Did your parents consider your feelings during a tense day, or did they expect you to do as you were told without question? Could you get one of your parents to agree to a request that had been refused by the other, or did they operate as a united front? Simple questions like these can help you determine how your signature power style emerges from the four core power styles: The Pleaser, The Charmer, The Commander and The Inspirer.
Understanding your power style can help you assess what types of activities will actually incent you to pause, and what situations may trigger you to overdo, overschedule and ultimately explode.
Pleasers want to keep other people happy. Many of them have internalized the belief that their value is based on their ability to work hard, meet other peoples’ expectations and minimize their own needs. Under pressure, pleasers can literally run themselves into the ground.
It’s vital for Pleasers to summon the courage necessary to hold others accountable and set boundaries to protect their time, their emotional composure and their physical health. Doing this sounds simple, but the first couple of times a Pleaser tries to clock off at 6 PM, it can feel terrifying. However, once Pleasers face their fears, they discover that others start to respect them more. What’s more, this enhances the respect they have for themselves.
Charmers need to feel special. They tend to be brilliant rain makers who need the thrill of competition to feel centered. Without being able to land a new client, have their photo snapped at a prestigious even or catch someone’s eye at a cocktail party, they can get depressed.

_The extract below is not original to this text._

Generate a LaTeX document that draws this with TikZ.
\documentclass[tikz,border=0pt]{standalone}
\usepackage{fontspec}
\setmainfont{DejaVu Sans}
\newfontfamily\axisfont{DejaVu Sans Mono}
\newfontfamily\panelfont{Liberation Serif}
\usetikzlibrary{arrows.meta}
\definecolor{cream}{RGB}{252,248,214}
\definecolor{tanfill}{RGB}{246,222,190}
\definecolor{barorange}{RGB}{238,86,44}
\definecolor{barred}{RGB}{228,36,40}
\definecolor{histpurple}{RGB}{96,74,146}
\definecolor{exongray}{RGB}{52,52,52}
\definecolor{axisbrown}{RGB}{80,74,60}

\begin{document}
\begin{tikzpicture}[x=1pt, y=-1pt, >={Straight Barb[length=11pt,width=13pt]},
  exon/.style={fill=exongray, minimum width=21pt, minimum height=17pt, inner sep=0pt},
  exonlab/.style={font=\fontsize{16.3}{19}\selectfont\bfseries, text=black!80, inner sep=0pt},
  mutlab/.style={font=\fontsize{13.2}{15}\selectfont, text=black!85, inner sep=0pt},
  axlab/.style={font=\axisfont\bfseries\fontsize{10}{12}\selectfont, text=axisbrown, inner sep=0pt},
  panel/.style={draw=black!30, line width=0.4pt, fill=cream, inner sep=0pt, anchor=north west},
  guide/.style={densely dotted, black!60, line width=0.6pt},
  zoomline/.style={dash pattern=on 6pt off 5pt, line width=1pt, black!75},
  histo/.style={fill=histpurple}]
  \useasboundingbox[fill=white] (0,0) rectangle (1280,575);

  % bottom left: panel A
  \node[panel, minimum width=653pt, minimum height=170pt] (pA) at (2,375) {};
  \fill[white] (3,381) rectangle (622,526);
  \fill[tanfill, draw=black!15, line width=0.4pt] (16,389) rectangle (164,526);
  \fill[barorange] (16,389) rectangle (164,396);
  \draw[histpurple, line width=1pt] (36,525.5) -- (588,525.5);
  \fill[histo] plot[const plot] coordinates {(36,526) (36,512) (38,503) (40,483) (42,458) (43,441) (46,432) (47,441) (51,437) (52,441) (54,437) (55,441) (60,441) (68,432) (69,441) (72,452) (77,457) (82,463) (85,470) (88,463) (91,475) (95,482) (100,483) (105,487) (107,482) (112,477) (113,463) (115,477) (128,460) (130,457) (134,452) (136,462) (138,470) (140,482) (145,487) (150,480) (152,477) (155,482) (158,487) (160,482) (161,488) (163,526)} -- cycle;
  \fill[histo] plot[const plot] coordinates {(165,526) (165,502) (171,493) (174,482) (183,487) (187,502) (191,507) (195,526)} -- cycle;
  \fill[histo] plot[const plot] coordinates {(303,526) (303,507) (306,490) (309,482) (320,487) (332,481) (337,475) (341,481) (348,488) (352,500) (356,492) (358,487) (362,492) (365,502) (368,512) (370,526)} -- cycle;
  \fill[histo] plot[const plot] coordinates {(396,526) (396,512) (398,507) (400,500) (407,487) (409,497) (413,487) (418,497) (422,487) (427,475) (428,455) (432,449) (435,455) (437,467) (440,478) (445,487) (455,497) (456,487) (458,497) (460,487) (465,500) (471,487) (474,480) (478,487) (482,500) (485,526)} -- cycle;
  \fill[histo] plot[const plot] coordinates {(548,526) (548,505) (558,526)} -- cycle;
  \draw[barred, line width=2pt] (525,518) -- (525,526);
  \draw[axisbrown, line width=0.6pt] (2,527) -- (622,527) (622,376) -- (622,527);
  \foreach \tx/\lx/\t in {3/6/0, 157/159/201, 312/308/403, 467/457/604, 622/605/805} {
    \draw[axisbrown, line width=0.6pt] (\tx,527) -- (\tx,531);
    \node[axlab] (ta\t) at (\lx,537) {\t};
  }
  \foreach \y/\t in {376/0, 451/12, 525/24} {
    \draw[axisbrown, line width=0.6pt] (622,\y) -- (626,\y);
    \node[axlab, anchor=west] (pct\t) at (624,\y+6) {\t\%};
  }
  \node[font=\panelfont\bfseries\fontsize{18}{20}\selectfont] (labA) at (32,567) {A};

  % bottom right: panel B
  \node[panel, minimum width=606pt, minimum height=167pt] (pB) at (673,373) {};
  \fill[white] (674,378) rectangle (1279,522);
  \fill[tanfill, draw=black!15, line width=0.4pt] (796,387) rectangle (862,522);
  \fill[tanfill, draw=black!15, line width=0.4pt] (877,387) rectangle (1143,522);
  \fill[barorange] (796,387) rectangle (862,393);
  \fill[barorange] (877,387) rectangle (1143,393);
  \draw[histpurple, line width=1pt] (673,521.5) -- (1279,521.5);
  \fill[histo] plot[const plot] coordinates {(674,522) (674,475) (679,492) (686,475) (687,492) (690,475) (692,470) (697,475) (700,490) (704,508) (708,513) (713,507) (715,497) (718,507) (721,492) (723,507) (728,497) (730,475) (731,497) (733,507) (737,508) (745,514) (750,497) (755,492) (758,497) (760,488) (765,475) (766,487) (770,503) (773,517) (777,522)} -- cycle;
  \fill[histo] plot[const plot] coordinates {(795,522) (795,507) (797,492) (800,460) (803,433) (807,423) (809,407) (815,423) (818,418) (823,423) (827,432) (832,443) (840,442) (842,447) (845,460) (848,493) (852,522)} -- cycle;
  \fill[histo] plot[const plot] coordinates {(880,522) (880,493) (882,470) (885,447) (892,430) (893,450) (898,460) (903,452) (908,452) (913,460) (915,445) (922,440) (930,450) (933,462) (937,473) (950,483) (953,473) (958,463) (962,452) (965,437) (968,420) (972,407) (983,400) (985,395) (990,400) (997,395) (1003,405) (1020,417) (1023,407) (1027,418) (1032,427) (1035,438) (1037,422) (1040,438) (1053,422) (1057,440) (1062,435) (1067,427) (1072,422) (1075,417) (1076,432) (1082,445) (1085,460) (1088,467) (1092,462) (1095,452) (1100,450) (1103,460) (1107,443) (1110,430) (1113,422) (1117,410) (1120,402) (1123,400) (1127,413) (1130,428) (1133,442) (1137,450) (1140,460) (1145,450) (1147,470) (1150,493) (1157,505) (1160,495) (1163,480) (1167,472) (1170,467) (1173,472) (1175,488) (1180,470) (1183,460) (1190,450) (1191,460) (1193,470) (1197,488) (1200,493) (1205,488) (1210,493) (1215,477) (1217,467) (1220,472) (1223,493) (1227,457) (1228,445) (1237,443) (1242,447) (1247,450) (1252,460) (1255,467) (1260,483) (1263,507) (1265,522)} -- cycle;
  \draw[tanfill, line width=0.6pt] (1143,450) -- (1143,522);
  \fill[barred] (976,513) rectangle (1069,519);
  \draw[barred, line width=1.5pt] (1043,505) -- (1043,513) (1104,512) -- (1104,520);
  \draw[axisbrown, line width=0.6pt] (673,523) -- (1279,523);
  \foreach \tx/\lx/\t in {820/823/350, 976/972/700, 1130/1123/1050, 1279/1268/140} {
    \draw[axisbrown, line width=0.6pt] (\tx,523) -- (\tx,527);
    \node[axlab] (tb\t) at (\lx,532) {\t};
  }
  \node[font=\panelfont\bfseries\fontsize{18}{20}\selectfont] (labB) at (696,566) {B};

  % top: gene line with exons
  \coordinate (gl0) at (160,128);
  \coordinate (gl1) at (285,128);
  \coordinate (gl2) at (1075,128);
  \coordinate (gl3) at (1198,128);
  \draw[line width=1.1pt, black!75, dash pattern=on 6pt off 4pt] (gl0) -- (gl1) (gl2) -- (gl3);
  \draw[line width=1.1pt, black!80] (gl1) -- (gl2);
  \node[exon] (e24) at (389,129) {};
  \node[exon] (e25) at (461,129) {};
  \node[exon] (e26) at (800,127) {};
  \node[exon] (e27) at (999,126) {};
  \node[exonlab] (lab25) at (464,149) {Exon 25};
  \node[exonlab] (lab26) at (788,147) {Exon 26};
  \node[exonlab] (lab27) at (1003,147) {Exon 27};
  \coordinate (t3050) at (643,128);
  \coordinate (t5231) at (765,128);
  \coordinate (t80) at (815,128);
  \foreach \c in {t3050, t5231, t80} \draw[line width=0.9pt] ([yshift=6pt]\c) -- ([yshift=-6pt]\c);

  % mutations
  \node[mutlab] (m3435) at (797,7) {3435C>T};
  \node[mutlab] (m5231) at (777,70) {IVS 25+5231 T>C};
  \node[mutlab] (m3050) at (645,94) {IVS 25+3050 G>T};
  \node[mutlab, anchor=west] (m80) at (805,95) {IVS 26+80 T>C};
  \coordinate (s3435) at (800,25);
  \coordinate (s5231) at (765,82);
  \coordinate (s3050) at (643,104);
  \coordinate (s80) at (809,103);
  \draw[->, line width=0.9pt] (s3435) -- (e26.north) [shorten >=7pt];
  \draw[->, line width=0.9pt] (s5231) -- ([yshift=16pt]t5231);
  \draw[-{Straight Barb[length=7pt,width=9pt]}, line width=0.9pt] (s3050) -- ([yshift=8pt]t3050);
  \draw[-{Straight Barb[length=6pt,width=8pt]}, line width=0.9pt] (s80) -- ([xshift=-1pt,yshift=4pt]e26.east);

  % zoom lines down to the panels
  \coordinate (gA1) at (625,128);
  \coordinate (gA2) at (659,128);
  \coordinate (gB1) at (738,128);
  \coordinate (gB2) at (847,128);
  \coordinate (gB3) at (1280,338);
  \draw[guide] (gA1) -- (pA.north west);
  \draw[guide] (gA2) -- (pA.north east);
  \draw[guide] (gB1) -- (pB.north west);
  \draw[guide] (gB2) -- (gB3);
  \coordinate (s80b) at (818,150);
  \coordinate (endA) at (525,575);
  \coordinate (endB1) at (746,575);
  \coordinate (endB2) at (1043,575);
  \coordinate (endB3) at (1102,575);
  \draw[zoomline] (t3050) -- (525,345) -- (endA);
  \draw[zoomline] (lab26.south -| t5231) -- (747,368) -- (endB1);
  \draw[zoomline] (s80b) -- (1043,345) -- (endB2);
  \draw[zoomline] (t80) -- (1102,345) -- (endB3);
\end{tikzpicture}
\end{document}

In times like these, Charmers learn that they best way they can help themselves is by helping others. Using their natural charisma to raise money, donate supplies or even lend a helping hand to those in need is an emotional lifesaver for Charmers.
Commanders need to feel like they are in charge. These are the men and women who foster a sense of urgency in others by barking orders or erupting emotionally. Unfortunately, making impulsive decisions prompted by personal anxiety at a time like this can take them, and those following them, off course.

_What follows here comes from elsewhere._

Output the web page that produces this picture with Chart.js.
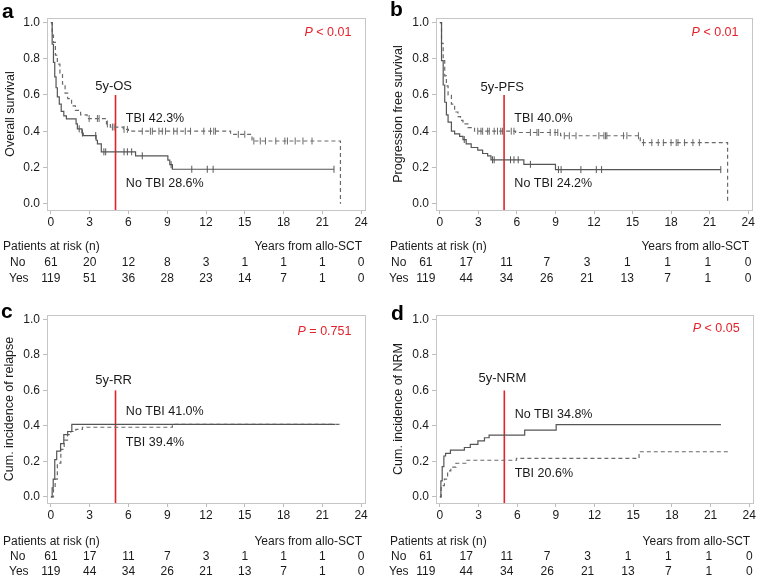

This is a time for Commanders to practice strategic listening skills. Commanders benefit from turning down the volume on the conversation they are having with themselves and becoming more mindful of what’s unfolding in the lives of those around them in the present.

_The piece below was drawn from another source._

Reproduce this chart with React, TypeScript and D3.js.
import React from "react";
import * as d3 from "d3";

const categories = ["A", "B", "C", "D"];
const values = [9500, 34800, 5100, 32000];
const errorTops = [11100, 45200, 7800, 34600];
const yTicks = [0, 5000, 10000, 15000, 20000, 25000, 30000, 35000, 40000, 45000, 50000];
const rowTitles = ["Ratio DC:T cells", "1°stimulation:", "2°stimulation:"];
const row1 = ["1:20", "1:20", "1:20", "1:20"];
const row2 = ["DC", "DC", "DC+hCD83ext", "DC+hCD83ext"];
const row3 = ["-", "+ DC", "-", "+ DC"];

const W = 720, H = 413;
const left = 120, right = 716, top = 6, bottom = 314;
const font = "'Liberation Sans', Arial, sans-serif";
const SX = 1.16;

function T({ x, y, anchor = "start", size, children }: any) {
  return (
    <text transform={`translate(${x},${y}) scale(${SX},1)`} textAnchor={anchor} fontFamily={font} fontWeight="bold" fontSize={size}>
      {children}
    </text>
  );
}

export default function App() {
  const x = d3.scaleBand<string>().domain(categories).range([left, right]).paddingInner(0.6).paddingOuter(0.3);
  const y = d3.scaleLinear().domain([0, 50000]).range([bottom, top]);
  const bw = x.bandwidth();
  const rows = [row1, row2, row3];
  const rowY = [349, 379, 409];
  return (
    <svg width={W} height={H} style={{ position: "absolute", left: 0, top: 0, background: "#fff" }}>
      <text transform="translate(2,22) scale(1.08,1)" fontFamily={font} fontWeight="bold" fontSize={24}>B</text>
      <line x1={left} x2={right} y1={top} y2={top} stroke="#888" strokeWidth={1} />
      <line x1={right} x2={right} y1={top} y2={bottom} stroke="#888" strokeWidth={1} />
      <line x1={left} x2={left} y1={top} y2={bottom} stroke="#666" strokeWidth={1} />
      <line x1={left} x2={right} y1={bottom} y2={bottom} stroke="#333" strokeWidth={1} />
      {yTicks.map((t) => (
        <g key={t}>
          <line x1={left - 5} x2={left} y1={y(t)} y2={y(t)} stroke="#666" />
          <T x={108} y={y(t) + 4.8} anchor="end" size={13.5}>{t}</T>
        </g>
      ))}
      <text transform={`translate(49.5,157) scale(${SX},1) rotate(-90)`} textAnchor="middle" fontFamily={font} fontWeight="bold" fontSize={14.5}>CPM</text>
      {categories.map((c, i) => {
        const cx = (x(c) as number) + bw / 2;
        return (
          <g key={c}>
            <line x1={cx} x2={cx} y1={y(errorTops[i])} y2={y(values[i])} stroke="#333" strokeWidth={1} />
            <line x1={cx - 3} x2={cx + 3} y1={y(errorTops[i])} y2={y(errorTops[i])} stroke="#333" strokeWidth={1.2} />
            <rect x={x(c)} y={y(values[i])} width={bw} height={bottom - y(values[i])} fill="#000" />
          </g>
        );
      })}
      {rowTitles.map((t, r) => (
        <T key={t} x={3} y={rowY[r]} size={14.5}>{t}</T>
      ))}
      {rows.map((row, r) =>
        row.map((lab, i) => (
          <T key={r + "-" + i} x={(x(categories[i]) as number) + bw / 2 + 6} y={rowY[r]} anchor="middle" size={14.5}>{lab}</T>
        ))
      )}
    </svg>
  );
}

Finally, we have the Inspirers. These are the men and women who are so committed to the greater good carry that they weight of the world on their shoulders. It’s vital for Inspirers to remember that we are all in this together, and they don’t have to do it alone.
Spoiler alert: Guess what Mark’s power style is?
Two days after calling me from his locked car, Mark sent me a smiling photo of himself in the kitchen making chocolate chip cookies with his wife and twin sons. An Inspirer who was used to saving the day for everyone else, Mark had a tough time accepting how powerless he felt about the economic pressures impacting thousands of people working at his firm.
The night Mark called me, he realized that his sense of self had become so narrowly focused on protecting others that he had lost perspective on the simple fact that intimacy is a two-way street. As he got to the roots of his power style, Mark got to the feelings that were prompting him to isolate when he needed the support of his family. Most notably, he eventually got out of that car.
Pausing under pressure isn’t a “soft skill” anymore. This isn’t about charm school – or even common courtesy. This is about the conversations we need to start having with ourselves to save our careers, our families and possibly even our sanity as we sit in the void together waiting for the new normal to take shape.
Burnout happens when your awareness narrows to the point that all you can focus on is what could go wrong. People who master the art of pausing under pressure learn to refocus their awareness on what’s unfolding in the present – and to spot things that might actually go right.